Copy, from the entries below, each line where the word "that" can be found.

[Start EXCERPTED RECORDS]

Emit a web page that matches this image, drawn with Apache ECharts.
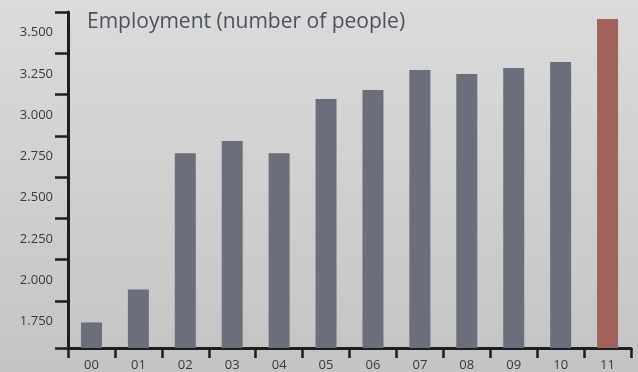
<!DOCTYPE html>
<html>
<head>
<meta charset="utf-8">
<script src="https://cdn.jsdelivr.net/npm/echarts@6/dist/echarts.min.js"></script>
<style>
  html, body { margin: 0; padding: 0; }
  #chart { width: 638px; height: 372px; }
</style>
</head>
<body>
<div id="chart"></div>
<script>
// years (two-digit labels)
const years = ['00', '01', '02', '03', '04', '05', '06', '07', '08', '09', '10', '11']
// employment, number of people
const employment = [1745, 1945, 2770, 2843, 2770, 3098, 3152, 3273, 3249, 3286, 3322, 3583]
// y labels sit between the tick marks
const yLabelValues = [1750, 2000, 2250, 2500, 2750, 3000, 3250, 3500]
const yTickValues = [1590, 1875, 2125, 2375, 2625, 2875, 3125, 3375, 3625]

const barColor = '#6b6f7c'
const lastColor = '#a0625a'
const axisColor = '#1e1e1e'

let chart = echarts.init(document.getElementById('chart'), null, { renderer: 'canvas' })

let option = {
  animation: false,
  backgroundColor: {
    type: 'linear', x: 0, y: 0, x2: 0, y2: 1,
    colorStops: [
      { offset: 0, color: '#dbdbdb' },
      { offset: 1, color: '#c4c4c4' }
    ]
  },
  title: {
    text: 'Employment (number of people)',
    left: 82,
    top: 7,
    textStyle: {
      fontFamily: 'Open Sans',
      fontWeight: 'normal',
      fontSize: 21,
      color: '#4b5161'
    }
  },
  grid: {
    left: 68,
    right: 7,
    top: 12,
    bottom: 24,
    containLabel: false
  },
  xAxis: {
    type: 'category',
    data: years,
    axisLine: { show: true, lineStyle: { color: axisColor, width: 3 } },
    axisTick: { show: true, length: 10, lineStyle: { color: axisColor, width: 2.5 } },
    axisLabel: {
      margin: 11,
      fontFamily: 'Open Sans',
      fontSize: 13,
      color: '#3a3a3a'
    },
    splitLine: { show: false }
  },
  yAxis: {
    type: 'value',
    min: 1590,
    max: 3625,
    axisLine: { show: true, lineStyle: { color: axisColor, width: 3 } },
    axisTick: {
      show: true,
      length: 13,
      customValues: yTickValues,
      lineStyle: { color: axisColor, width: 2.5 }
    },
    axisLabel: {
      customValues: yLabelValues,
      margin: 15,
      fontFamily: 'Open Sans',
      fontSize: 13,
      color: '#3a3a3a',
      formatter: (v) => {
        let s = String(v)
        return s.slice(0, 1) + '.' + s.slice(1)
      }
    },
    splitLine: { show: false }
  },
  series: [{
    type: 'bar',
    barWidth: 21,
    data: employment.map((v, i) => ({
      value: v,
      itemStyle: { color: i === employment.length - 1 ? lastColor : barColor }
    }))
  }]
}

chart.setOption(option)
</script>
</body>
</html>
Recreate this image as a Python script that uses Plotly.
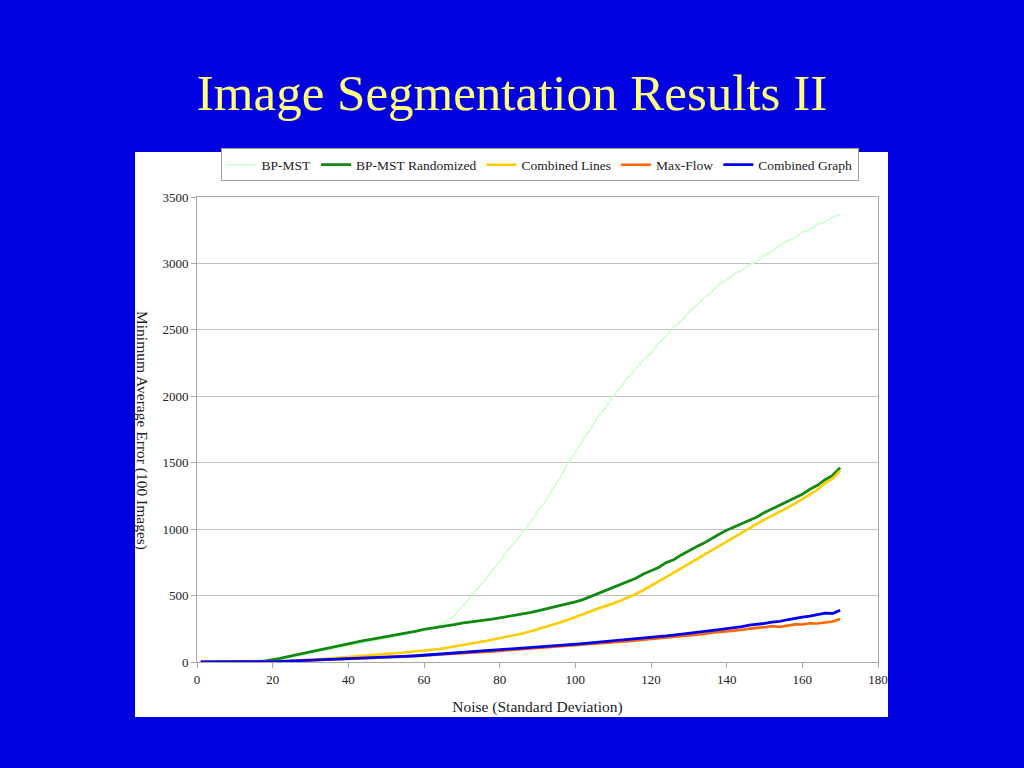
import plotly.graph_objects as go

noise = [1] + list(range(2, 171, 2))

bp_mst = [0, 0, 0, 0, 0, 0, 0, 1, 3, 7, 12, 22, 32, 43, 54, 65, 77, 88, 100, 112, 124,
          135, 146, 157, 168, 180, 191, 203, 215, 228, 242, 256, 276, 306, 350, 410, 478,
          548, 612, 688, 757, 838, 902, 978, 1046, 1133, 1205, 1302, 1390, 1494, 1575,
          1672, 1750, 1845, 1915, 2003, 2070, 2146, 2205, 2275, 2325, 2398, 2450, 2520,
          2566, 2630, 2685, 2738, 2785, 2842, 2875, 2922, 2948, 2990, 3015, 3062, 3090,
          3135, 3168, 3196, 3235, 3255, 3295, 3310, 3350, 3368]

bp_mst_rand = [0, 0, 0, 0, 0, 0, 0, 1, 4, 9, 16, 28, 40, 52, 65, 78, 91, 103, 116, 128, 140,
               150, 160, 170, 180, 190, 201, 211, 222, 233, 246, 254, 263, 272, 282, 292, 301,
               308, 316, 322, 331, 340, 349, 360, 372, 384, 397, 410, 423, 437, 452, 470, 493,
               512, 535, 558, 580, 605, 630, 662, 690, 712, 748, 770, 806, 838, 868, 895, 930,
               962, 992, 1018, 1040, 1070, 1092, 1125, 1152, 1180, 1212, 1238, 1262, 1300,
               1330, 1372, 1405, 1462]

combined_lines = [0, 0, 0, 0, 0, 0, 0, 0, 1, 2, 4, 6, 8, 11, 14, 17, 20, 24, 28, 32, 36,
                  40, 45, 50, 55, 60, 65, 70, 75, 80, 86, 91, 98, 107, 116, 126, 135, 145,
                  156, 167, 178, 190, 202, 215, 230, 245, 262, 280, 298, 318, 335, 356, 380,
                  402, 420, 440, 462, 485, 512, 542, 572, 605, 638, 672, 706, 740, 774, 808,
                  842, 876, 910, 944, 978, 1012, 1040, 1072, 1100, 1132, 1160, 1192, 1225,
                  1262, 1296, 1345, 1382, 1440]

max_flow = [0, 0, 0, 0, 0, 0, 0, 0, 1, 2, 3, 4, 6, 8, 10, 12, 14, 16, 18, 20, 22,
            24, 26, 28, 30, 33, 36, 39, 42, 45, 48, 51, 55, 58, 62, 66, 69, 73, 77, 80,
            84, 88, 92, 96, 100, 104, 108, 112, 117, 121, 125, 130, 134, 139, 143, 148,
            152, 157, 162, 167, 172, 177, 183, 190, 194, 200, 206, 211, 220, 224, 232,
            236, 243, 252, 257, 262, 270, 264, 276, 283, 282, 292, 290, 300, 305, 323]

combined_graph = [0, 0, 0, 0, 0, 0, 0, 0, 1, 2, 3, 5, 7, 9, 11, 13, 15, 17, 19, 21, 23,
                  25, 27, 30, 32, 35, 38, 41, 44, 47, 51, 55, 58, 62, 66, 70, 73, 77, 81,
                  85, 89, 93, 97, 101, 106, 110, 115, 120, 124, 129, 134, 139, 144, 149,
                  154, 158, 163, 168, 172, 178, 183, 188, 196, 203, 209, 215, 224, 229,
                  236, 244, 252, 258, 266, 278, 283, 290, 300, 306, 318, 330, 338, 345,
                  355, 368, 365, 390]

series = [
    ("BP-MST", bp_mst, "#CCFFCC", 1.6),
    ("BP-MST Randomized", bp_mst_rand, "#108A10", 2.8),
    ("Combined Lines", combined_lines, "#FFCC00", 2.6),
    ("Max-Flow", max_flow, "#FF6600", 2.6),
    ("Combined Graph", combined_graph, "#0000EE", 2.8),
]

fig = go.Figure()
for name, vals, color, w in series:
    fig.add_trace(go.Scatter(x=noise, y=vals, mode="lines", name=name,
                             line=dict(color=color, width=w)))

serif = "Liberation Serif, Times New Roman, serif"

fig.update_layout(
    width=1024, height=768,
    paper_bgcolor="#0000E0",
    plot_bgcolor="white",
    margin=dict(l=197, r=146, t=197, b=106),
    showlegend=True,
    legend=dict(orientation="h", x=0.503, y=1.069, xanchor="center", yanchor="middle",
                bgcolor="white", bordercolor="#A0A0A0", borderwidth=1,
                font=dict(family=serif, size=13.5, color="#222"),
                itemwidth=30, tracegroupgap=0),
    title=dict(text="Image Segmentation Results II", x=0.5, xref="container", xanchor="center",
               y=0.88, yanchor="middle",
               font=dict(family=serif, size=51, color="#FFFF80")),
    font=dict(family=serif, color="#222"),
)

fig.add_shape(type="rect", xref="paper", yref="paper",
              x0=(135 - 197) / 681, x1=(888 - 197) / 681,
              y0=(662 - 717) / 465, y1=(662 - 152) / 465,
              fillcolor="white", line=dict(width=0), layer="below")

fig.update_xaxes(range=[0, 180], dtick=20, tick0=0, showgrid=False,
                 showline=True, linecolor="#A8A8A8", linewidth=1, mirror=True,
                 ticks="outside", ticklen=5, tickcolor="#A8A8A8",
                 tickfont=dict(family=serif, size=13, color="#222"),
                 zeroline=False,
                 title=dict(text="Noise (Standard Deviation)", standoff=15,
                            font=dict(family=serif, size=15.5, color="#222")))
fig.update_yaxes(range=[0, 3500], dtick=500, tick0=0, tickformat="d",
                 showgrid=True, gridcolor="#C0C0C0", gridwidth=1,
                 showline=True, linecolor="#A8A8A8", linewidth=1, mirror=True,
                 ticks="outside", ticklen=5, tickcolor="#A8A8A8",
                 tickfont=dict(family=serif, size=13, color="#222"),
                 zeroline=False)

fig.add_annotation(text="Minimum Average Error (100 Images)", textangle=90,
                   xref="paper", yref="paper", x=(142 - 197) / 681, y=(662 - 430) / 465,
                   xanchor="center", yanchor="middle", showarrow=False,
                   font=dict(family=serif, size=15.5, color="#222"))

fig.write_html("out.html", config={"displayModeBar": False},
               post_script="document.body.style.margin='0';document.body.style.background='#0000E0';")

[End EXCERPTED RECORDS]

■ TASK RESULT:
Emit a web page that matches this image, drawn with Apache ECharts.
Recreate this image as a Python script that uses Plotly.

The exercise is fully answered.